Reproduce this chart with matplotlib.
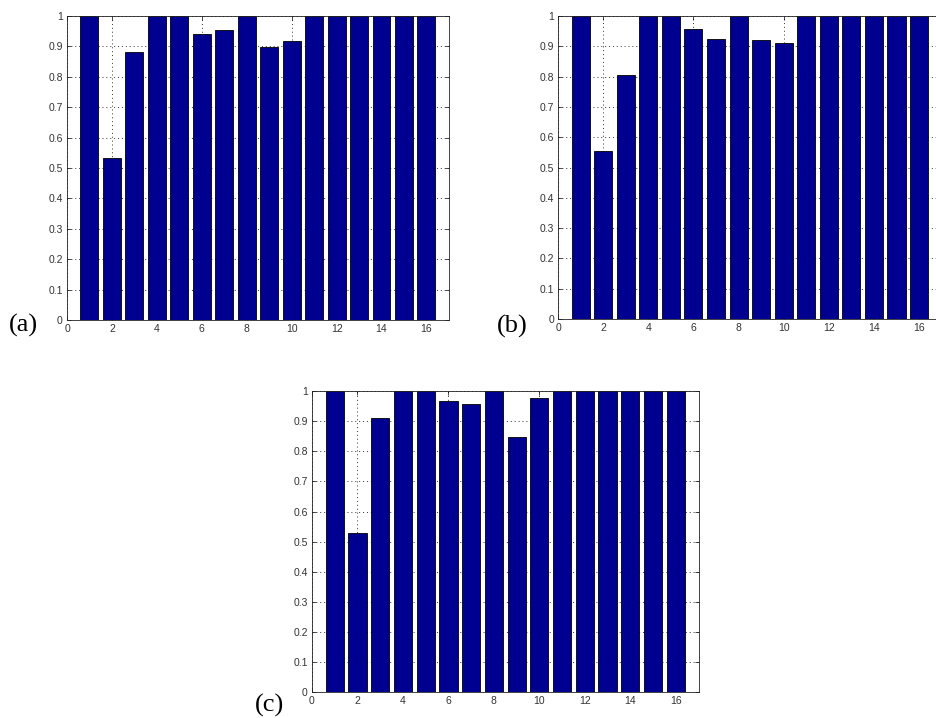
import numpy as np
import matplotlib.pyplot as plt
from matplotlib.ticker import FixedLocator

# 数据：三组柱状图（16个类别）
x_cats = np.arange(1, 17)
vals_a = [1.0, 0.534, 0.881, 1.0, 1.0, 0.941, 0.955, 1.0, 0.899, 0.918,
          1.0, 1.0, 1.0, 1.0, 1.0, 1.0]
vals_b = [1.0, 0.554, 0.805, 1.0, 1.0, 0.957, 0.925, 1.0, 0.922, 0.911,
          1.0, 1.0, 1.0, 1.0, 1.0, 1.0]
vals_c = [1.0, 0.527, 0.912, 1.0, 1.0, 0.966, 0.958, 1.0, 0.846, 0.976,
          1.0, 1.0, 1.0, 1.0, 1.0, 1.0]
panel_labels = ['(a)', '(b)', '(c)']
x_ticks = list(range(0, 17, 2))
y_ticks = [round(0.1 * i, 1) for i in range(11)]
y_ticklabels = ['0'] + ['%.1f' % v for v in y_ticks[1:-1]] + ['1']

fig = plt.figure(figsize=(9.36, 7.18), dpi=100)

# 各子图位置（figure坐标）
positions = [
    [0.0716, 0.5543, 0.408, 0.4234],
    [0.5962, 0.5557, 0.4098, 0.4220],
    [0.3333, 0.0362, 0.4130, 0.4190],
]
label_pos = [(0.010, 0.530), (0.531, 0.529), (0.272, 0.002)]

for pos, vals, lab, lp in zip(positions, [vals_a, vals_b, vals_c], panel_labels, label_pos):
    ax = fig.add_axes(pos)
    ax.set_axisbelow(True)
    ax.bar(x_cats, vals, width=0.8, color='#000090', edgecolor='black', linewidth=0.6)
    ax.set_xlim(0, 17)
    ax.set_ylim(0, 1)
    ax.xaxis.set_major_locator(FixedLocator(x_ticks))
    ax.set_yticks(y_ticks)
    ax.set_yticklabels(y_ticklabels)
    ax.grid(True, linestyle=(0, (1, 3)), color='#333333', linewidth=0.7)
    ax.tick_params(direction='in', length=3, width=0.5, top=True, right=True,
                   labelsize=7.5, labelcolor='#333333', pad=3)
    for lbl in ax.get_xticklabels() + ax.get_yticklabels():
        lbl.set_fontfamily('Liberation Sans')
    for sp in ax.spines.values():
        sp.set_linewidth(0.6)
        sp.set_color('#222222')
    fig.text(lp[0], lp[1], lab, fontsize=19, family='Liberation Serif', ha='left', va='bottom')

plt.savefig('out.png', dpi=100)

=-=-=

* _Exercise_
Retype the listing exactly. Pictures do not belong in the copy.

* _Written response_
Reproduce this chart with matplotlib.
import numpy as np
import matplotlib.pyplot as plt
from matplotlib.ticker import FixedLocator

# 数据：三组柱状图（16个类别）
x_cats = np.arange(1, 17)
vals_a = [1.0, 0.534, 0.881, 1.0, 1.0, 0.941, 0.955, 1.0, 0.899, 0.918,
          1.0, 1.0, 1.0, 1.0, 1.0, 1.0]
vals_b = [1.0, 0.554, 0.805, 1.0, 1.0, 0.957, 0.925, 1.0, 0.922, 0.911,
          1.0, 1.0, 1.0, 1.0, 1.0, 1.0]
vals_c = [1.0, 0.527, 0.912, 1.0, 1.0, 0.966, 0.958, 1.0, 0.846, 0.976,
          1.0, 1.0, 1.0, 1.0, 1.0, 1.0]
panel_labels = ['(a)', '(b)', '(c)']
x_ticks = list(range(0, 17, 2))
y_ticks = [round(0.1 * i, 1) for i in range(11)]
y_ticklabels = ['0'] + ['%.1f' % v for v in y_ticks[1:-1]] + ['1']

fig = plt.figure(figsize=(9.36, 7.18), dpi=100)

# 各子图位置（figure坐标）
positions = [
    [0.0716, 0.5543, 0.408, 0.4234],
    [0.5962, 0.5557, 0.4098, 0.4220],
    [0.3333, 0.0362, 0.4130, 0.4190],
]
label_pos = [(0.010, 0.530), (0.531, 0.529), (0.272, 0.002)]

for pos, vals, lab, lp in zip(positions, [vals_a, vals_b, vals_c], panel_labels, label_pos):
    ax = fig.add_axes(pos)
    ax.set_axisbelow(True)
    ax.bar(x_cats, vals, width=0.8, color='#000090', edgecolor='black', linewidth=0.6)
    ax.set_xlim(0, 17)
    ax.set_ylim(0, 1)
    ax.xaxis.set_major_locator(FixedLocator(x_ticks))
    ax.set_yticks(y_ticks)
    ax.set_yticklabels(y_ticklabels)
    ax.grid(True, linestyle=(0, (1, 3)), color='#333333', linewidth=0.7)
    ax.tick_params(direction='in', length=3, width=0.5, top=True, right=True,
                   labelsize=7.5, labelcolor='#333333', pad=3)
    for lbl in ax.get_xticklabels() + ax.get_yticklabels():
        lbl.set_fontfamily('Liberation Sans')
    for sp in ax.spines.values():
        sp.set_linewidth(0.6)
        sp.set_color('#222222')
    fig.text(lp[0], lp[1], lab, fontsize=19, family='Liberation Serif', ha='left', va='bottom')

plt.savefig('out.png', dpi=100)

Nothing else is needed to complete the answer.